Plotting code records
** Start **
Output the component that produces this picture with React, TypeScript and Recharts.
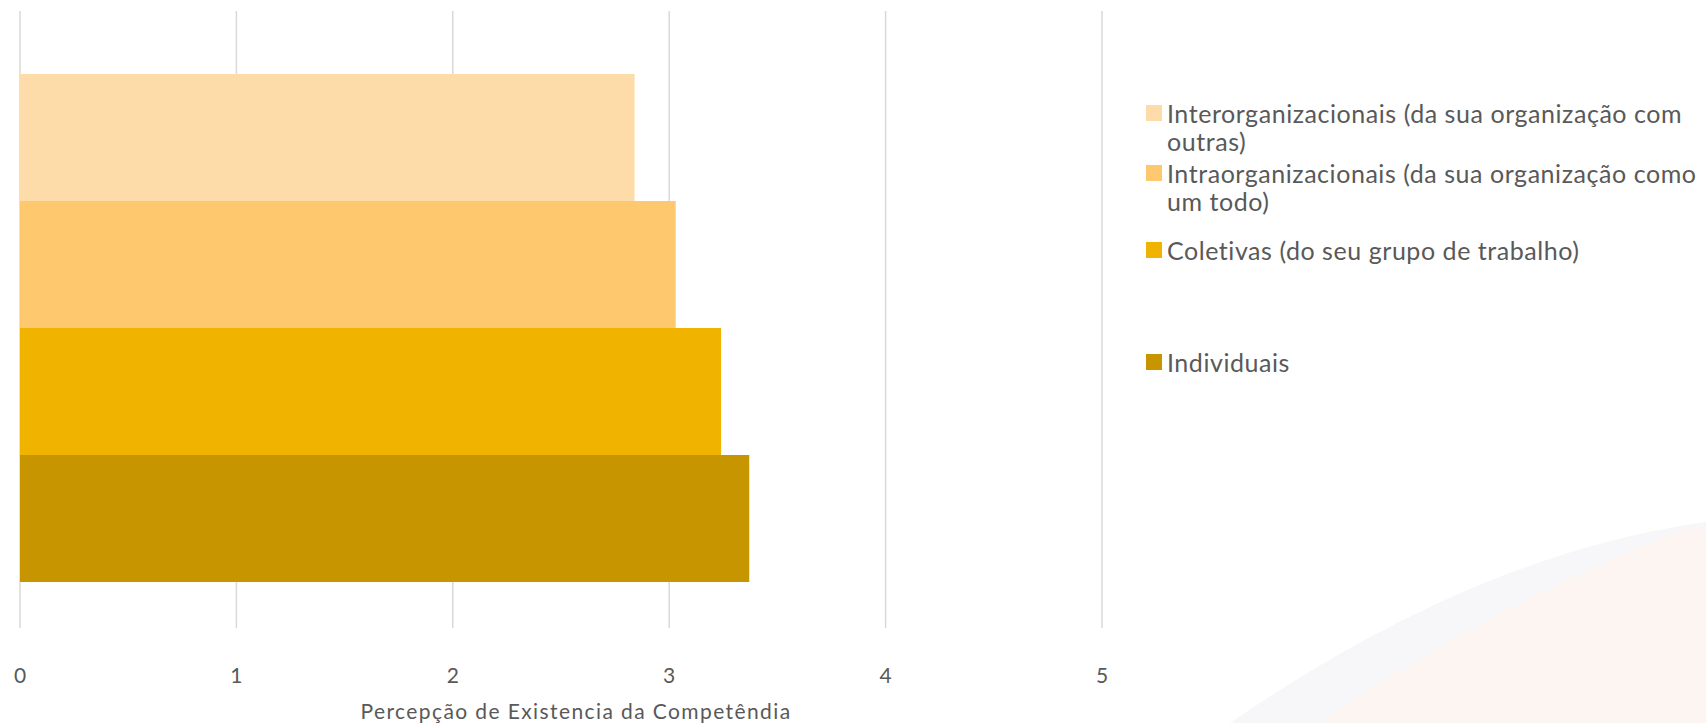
import React from 'react';
import { BarChart, Bar, XAxis, YAxis, CartesianGrid, Legend } from 'recharts';

const categories = ['Competência'];
const seriesKeys = ['inter', 'intra', 'colet', 'indiv'];
const seriesNames = [
  'Interorganizacionais (da sua organização com outras)',
  'Intraorganizacionais (da sua organização como um todo)',
  'Coletivas (do seu grupo de trabalho)',
  'Individuais',
];
const legendLines = [
  ['Interorganizacionais (da sua organização com', 'outras)'],
  ['Intraorganizacionais (da sua organização como', 'um todo)'],
  ['Coletivas (do seu grupo de trabalho)'],
  ['Individuais'],
];
const interValues = [2.84];
const intraValues = [3.03];
const coletValues = [3.24];
const indivValues = [3.37];
const xTicks = [0, 1, 2, 3, 4, 5];
const axisTitle = 'Percepção de Existencia da Competêndia';

const colors = ['#FEDCAA', '#FDC86E', '#F0B300', '#C79500'];
const legendCenters = [113, 173, 250, 362];
const FONT = 'Lato, "Open Sans", sans-serif';
const TEXT = '#595959';

const data = categories.map((c, i) => ({
  name: c,
  inter: interValues[i],
  intra: intraValues[i],
  colet: coletValues[i],
  indiv: indivValues[i],
}));

const LegendContent = () => (
  <div style={{ position: 'relative', width: 0, height: 0 }}>
    {seriesKeys.map((k, i) => (
      <div
        key={k}
        style={{
          position: 'absolute',
          left: 1146,
          top: legendCenters[i] - 14,
          width: 560,
          display: 'flex',
          alignItems: 'flex-start',
          fontFamily: FONT,
          fontSize: 25,
          lineHeight: '28px',
          color: TEXT,
          letterSpacing: 0.55,
          whiteSpace: 'nowrap',
        }}
      >
        <span
          style={{
            display: 'inline-block',
            width: 16,
            height: 16,
            marginTop: 6,
            marginRight: 5,
            background: colors[i],
            flex: '0 0 auto',
          }}
        />
        <span>
          {legendLines[i].map((l, j) => (
            <div key={j}>{l}</div>
          ))}
        </span>
      </div>
    ))}
  </div>
);

export default function App() {
  return (
    <div style={{ position: 'relative', width: 1706, height: 723, background: '#ffffff', overflow: 'hidden' }}>
      <style>{'body{margin:0;background:#fff;}'}</style>
      <svg width={1706} height={723} style={{ position: 'absolute', left: 0, top: 0 }}>
        <path d="M1230,723 C1380,620 1540,545 1706,522 L1706,723 Z" fill="#f7f6f9" />
        <path d="M1320,723 C1440,640 1575,570 1690,528 L1706,530 L1706,723 Z" fill="#fdf5f2" />
      </svg>
      <div style={{ position: 'absolute', left: 0, top: 0 }}>
        <BarChart
          width={1706}
          height={723}
          data={data}
          layout="vertical"
          margin={{ top: 11, right: 604, left: 20, bottom: 0 }}
          barCategoryGap={0}
          barGap={0}
        >
          <CartesianGrid horizontal={false} stroke="#d9d9d9" strokeWidth={1.5} />
          <XAxis
            type="number"
            domain={[0, 5]}
            ticks={xTicks}
            height={95}
            axisLine={false}
            tickLine={false}
            tickMargin={34}
            tick={{ fill: TEXT, fontSize: 21, fontFamily: FONT }}
            label={{
              value: axisTitle,
              position: 'insideBottom',
              offset: 4,
              dx: 15,
              fill: TEXT,
              fontSize: 21,
              fontFamily: FONT,
              letterSpacing: 1.4,
            }}
          />
          <YAxis type="category" dataKey="name" hide padding={{ top: 63, bottom: 48 }} />
          <Legend content={<LegendContent />} wrapperStyle={{ left: 0, top: 0, width: 0, height: 0 }} />
          {seriesKeys.map((k, i) => (
            <Bar key={k} dataKey={k} name={seriesNames[i]} fill={colors[i]} isAnimationActive={false} />
          ))}
        </BarChart>
      </div>
    </div>
  );
}
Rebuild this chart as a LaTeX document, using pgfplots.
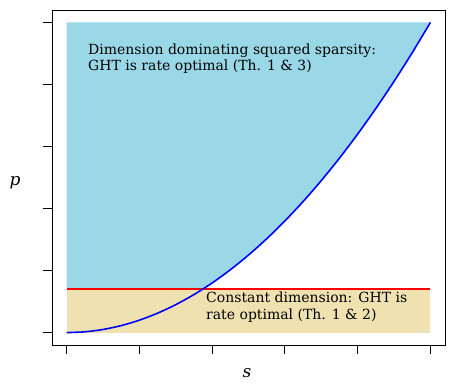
** End **
TASK GOAL: From the listing above, print every entry precisely and drop the pictures.

SOLUTION FOR THIS PROBLEM:
Output the component that produces this picture with React, TypeScript and Recharts.
import React from 'react';
import { BarChart, Bar, XAxis, YAxis, CartesianGrid, Legend } from 'recharts';

const categories = ['Competência'];
const seriesKeys = ['inter', 'intra', 'colet', 'indiv'];
const seriesNames = [
  'Interorganizacionais (da sua organização com outras)',
  'Intraorganizacionais (da sua organização como um todo)',
  'Coletivas (do seu grupo de trabalho)',
  'Individuais',
];
const legendLines = [
  ['Interorganizacionais (da sua organização com', 'outras)'],
  ['Intraorganizacionais (da sua organização como', 'um todo)'],
  ['Coletivas (do seu grupo de trabalho)'],
  ['Individuais'],
];
const interValues = [2.84];
const intraValues = [3.03];
const coletValues = [3.24];
const indivValues = [3.37];
const xTicks = [0, 1, 2, 3, 4, 5];
const axisTitle = 'Percepção de Existencia da Competêndia';

const colors = ['#FEDCAA', '#FDC86E', '#F0B300', '#C79500'];
const legendCenters = [113, 173, 250, 362];
const FONT = 'Lato, "Open Sans", sans-serif';
const TEXT = '#595959';

const data = categories.map((c, i) => ({
  name: c,
  inter: interValues[i],
  intra: intraValues[i],
  colet: coletValues[i],
  indiv: indivValues[i],
}));

const LegendContent = () => (
  <div style={{ position: 'relative', width: 0, height: 0 }}>
    {seriesKeys.map((k, i) => (
      <div
        key={k}
        style={{
          position: 'absolute',
          left: 1146,
          top: legendCenters[i] - 14,
          width: 560,
          display: 'flex',
          alignItems: 'flex-start',
          fontFamily: FONT,
          fontSize: 25,
          lineHeight: '28px',
          color: TEXT,
          letterSpacing: 0.55,
          whiteSpace: 'nowrap',
        }}
      >
        <span
          style={{
            display: 'inline-block',
            width: 16,
            height: 16,
            marginTop: 6,
            marginRight: 5,
            background: colors[i],
            flex: '0 0 auto',
          }}
        />
        <span>
          {legendLines[i].map((l, j) => (
            <div key={j}>{l}</div>
          ))}
        </span>
      </div>
    ))}
  </div>
);

export default function App() {
  return (
    <div style={{ position: 'relative', width: 1706, height: 723, background: '#ffffff', overflow: 'hidden' }}>
      <style>{'body{margin:0;background:#fff;}'}</style>
      <svg width={1706} height={723} style={{ position: 'absolute', left: 0, top: 0 }}>
        <path d="M1230,723 C1380,620 1540,545 1706,522 L1706,723 Z" fill="#f7f6f9" />
        <path d="M1320,723 C1440,640 1575,570 1690,528 L1706,530 L1706,723 Z" fill="#fdf5f2" />
      </svg>
      <div style={{ position: 'absolute', left: 0, top: 0 }}>
        <BarChart
          width={1706}
          height={723}
          data={data}
          layout="vertical"
          margin={{ top: 11, right: 604, left: 20, bottom: 0 }}
          barCategoryGap={0}
          barGap={0}
        >
          <CartesianGrid horizontal={false} stroke="#d9d9d9" strokeWidth={1.5} />
          <XAxis
            type="number"
            domain={[0, 5]}
            ticks={xTicks}
            height={95}
            axisLine={false}
            tickLine={false}
            tickMargin={34}
            tick={{ fill: TEXT, fontSize: 21, fontFamily: FONT }}
            label={{
              value: axisTitle,
              position: 'insideBottom',
              offset: 4,
              dx: 15,
              fill: TEXT,
              fontSize: 21,
              fontFamily: FONT,
              letterSpacing: 1.4,
            }}
          />
          <YAxis type="category" dataKey="name" hide padding={{ top: 63, bottom: 48 }} />
          <Legend content={<LegendContent />} wrapperStyle={{ left: 0, top: 0, width: 0, height: 0 }} />
          {seriesKeys.map((k, i) => (
            <Bar key={k} dataKey={k} name={seriesNames[i]} fill={colors[i]} isAnimationActive={false} />
          ))}
        </BarChart>
      </div>
    </div>
  );
}
Rebuild this chart as a LaTeX document, using pgfplots.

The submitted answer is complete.